--- Data shown ---

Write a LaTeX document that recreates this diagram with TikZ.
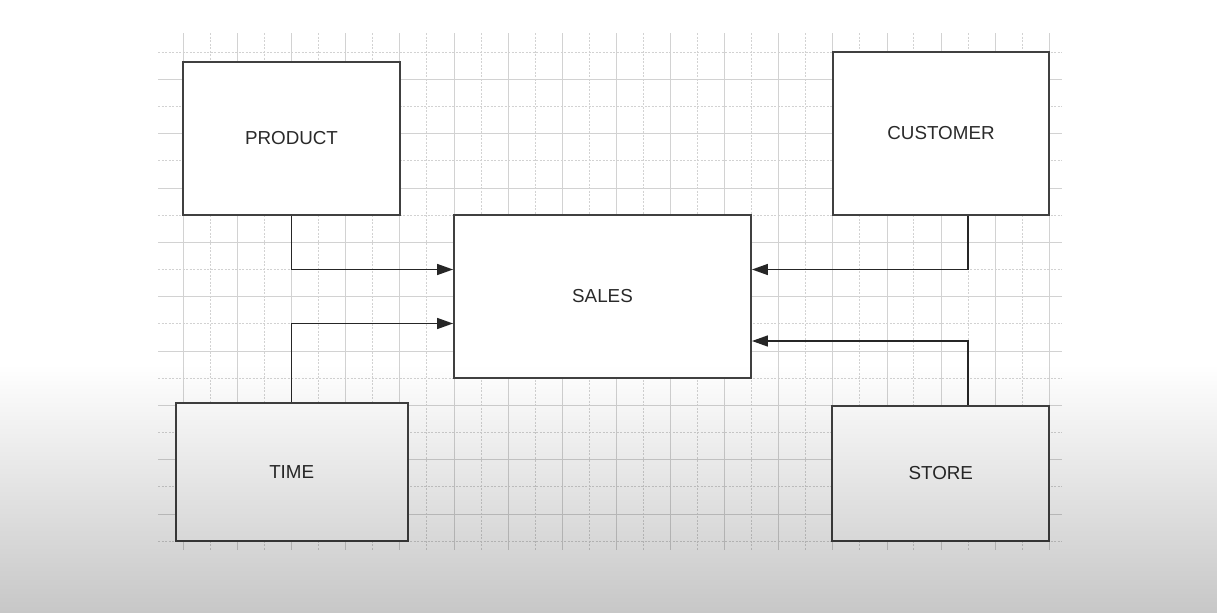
* * *
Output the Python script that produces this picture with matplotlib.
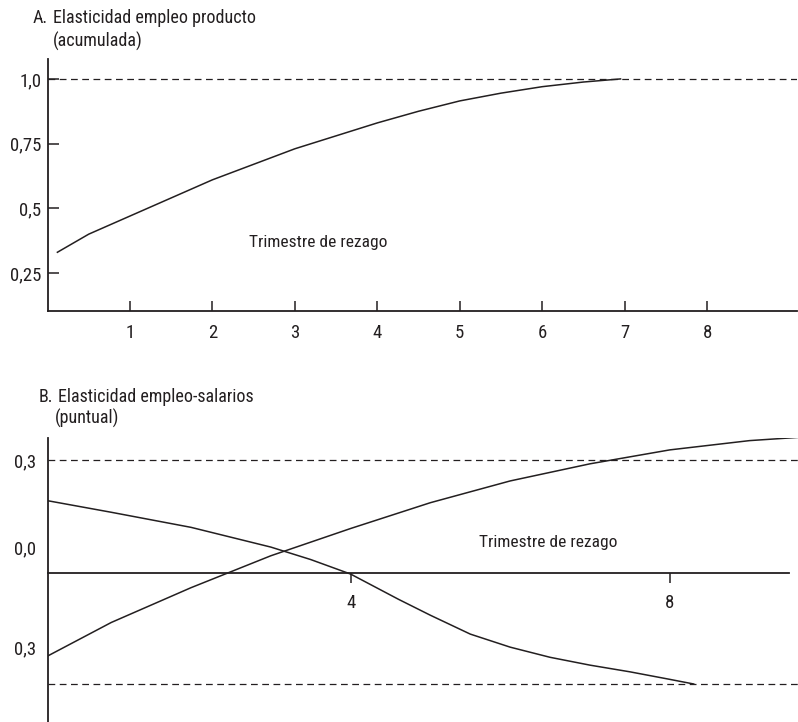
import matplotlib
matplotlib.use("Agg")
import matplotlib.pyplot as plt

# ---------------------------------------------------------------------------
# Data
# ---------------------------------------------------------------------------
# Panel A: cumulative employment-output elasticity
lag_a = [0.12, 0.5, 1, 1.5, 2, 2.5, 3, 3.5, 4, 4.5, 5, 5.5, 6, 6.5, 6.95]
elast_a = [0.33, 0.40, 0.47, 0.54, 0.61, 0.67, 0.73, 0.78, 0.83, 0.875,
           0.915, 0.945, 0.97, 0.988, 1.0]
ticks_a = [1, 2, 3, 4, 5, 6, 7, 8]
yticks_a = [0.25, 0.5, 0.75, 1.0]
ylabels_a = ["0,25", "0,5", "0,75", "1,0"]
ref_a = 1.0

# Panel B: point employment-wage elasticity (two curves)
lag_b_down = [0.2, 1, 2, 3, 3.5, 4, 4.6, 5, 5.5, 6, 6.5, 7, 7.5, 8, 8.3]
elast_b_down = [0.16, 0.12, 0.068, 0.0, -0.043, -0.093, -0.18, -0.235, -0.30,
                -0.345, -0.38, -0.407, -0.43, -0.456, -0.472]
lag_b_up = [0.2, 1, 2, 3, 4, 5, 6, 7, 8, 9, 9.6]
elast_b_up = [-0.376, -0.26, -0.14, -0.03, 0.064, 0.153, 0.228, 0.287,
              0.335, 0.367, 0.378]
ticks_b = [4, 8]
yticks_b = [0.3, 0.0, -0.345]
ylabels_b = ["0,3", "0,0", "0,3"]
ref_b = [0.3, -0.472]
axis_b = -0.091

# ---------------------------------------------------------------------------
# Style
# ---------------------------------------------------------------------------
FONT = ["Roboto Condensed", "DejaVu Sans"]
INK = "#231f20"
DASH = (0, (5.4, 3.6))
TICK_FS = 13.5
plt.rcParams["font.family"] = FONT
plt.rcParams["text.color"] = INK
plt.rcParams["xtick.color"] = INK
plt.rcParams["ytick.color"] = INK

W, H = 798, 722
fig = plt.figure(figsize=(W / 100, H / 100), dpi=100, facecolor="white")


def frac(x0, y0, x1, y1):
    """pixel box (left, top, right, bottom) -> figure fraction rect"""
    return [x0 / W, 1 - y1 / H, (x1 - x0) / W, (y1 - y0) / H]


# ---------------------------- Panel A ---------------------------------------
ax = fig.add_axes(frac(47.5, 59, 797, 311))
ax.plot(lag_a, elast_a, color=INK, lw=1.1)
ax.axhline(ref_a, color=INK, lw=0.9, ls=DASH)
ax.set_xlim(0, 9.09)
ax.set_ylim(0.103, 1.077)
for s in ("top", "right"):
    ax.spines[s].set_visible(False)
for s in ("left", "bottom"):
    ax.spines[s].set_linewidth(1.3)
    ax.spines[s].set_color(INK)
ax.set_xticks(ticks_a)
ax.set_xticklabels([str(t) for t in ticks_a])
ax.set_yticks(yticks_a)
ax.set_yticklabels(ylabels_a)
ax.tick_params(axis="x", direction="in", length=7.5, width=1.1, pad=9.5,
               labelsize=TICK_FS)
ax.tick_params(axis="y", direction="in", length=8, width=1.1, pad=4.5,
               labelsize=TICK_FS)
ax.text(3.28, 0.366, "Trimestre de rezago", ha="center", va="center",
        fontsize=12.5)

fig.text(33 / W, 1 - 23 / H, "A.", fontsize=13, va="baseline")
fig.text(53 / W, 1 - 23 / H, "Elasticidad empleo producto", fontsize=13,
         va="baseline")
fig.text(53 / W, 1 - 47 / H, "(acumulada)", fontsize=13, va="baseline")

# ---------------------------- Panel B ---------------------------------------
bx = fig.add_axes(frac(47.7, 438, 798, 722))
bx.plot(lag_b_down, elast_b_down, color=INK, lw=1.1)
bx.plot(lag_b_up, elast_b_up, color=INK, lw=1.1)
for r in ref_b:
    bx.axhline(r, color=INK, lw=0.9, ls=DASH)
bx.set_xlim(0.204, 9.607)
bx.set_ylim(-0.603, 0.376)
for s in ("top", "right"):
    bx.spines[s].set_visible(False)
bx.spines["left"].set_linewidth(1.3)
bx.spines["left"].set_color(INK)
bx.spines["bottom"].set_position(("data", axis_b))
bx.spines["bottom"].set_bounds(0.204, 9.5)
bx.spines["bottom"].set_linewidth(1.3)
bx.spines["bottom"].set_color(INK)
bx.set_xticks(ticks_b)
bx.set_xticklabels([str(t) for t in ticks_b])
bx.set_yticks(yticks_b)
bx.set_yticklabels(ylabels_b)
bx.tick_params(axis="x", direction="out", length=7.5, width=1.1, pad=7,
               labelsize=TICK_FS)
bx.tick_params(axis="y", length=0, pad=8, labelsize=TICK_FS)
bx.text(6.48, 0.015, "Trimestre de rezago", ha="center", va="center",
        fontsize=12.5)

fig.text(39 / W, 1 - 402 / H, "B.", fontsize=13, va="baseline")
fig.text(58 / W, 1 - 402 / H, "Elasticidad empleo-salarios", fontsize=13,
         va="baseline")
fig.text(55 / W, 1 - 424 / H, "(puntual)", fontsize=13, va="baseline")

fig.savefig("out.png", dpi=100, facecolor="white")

--- Written problem ---
Using the material above, report each line where "with" occurs.

--- Expected answer ---
Write a LaTeX document that recreates this diagram with TikZ.
Output the Python script that produces this picture with matplotlib.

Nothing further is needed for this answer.